As Fred's friends and family (including wife Joanne) tell it through interviews, the person seen onscreen was the person he really was. Neville meticulously edits the film in a way that is much like the man at its center, using the opportunity to teach—and listen—without becoming maudlin or preachy. Some of the most emotionally impactful moments are ones that touch upon how he handled tragedy or responded in his own gentle way to the tumultuous climate of the time. Archival footage of the series makes a deep impression, from a poignant discussion about assassination following Robert F. Kennedy's murder, to themes involving death, divorce and bullying, to one episode where he invites a person of color, friendly neighborhood policeman Officer Clemmons, to share a dip of his feet in his kiddie pool at a time when controversy was brewing over black people being allowed to swim in public pools. A scene from a 1968 episode, filmed during the height of the Vietnam War, where King Friday XIII wants to build a wall out of fear of change and co-existing with those different from him, is like a shot to the heart in 2018. Also wonderfully moving: a clip of Fred Rogers speaking in front of the U.S. Senate during a period when President Nixon was looking to slash the budget and dismantle public television to pay for the war.

Fred Rogers' theology was to love your neighbor and love yourself. And yet, later in life, a small but apparent backlash began.
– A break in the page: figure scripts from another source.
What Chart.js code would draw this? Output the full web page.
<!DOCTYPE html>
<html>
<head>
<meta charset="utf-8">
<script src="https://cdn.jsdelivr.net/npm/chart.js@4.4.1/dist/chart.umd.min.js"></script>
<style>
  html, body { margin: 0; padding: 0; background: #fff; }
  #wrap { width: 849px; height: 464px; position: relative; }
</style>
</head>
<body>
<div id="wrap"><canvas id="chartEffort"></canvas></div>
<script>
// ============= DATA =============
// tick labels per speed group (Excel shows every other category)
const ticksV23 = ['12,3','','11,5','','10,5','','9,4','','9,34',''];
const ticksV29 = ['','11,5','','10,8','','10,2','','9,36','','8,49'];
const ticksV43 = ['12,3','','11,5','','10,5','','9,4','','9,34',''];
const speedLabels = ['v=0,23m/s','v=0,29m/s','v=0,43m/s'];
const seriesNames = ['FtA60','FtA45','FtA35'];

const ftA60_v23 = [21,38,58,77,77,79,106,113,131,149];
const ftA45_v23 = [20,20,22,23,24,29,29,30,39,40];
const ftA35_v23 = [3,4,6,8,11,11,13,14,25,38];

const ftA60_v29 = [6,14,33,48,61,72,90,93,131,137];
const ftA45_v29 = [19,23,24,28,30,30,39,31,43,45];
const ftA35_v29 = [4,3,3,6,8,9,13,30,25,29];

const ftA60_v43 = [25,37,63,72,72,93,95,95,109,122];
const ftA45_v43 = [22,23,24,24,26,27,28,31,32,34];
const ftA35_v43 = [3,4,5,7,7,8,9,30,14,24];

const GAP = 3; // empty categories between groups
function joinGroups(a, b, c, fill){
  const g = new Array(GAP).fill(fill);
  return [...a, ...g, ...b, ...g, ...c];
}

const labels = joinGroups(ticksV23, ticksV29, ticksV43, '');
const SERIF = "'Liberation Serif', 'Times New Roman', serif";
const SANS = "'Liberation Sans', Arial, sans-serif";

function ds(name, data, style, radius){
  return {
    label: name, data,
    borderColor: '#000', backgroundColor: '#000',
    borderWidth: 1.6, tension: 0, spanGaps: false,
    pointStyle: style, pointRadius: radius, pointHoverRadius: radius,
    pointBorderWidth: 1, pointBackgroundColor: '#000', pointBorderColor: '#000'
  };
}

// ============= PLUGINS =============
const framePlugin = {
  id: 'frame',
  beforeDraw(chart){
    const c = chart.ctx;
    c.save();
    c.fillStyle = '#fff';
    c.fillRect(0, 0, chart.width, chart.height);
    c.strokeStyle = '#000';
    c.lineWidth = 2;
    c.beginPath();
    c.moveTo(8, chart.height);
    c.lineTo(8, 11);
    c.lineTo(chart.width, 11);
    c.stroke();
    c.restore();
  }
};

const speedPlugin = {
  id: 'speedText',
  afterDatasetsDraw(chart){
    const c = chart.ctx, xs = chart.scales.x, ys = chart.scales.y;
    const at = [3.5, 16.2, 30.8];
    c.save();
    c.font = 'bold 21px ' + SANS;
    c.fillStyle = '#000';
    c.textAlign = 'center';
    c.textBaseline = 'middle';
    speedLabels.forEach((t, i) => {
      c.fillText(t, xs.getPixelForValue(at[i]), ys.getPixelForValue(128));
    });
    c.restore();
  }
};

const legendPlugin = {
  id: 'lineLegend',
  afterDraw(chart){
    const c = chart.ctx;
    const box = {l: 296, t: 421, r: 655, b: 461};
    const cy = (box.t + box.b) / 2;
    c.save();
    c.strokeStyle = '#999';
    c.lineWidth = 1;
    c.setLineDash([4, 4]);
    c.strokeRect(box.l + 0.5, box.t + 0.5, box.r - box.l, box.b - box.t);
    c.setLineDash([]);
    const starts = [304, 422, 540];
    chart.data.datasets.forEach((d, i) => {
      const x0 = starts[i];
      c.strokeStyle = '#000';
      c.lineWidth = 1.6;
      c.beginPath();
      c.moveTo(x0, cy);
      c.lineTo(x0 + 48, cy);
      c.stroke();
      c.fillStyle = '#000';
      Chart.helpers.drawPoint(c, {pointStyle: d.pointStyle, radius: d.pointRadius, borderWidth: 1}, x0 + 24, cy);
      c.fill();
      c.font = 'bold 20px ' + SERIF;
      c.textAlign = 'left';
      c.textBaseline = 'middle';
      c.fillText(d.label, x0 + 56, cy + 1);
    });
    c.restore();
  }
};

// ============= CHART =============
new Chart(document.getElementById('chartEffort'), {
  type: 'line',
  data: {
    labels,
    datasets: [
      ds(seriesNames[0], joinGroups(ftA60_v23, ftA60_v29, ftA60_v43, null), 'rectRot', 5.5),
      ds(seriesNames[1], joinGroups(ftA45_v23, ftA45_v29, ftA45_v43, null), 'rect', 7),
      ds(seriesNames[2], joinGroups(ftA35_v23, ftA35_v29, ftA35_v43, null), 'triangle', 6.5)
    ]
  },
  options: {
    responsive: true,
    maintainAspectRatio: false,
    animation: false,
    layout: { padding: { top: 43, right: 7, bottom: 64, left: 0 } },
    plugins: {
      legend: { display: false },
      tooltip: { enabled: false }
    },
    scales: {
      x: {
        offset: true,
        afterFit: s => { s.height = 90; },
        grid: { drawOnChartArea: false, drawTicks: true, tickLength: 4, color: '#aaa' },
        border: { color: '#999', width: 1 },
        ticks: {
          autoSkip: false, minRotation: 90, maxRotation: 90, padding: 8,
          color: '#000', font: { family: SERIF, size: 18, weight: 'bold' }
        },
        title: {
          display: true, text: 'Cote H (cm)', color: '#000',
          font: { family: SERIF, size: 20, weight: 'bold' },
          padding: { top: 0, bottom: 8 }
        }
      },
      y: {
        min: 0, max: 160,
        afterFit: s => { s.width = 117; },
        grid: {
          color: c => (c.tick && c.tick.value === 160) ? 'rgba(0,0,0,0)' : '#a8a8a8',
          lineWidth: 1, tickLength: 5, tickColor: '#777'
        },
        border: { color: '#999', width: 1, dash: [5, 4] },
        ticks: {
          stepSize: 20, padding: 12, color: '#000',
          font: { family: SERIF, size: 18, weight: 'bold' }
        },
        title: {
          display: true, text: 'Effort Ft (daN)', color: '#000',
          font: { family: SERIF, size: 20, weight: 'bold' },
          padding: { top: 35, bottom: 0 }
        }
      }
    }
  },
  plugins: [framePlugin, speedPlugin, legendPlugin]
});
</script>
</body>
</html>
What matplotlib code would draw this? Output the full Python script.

Newspaper editorials ignorantly criticized him for sending the message to kids that everyone is special and therefore deserves to have things handed to them—a pessimistic view that went against his own beliefs that everyone truly should be treated as equals and given the same opportunities. At Fred's 2003 memorial, anti-gay picketers stood outside for the sole reason that he exhibited tolerance to the LGBT community. It's crushing to learn about and see this ugliness, and yet it's a credit to "Won't You Be My Neighbor?" that it never sugarcoats or backs away from the sometimes tough truths and adversity which Fred—and the planet at large—had to face. Through his life's valiant work, he sought to open minds and lead by example. "Those that make you feel lesser than you are—I think that's the greatest evil," Fred Rogers says during an archival interview late in the picture. His words resonate, not only because of the wisdom behind them, but because they are as relevant today as they've ever been. "Won't You Be My Neighbor?" is poignant, uplifting and desperately needed right about now, a compassionate embrace in filmic form.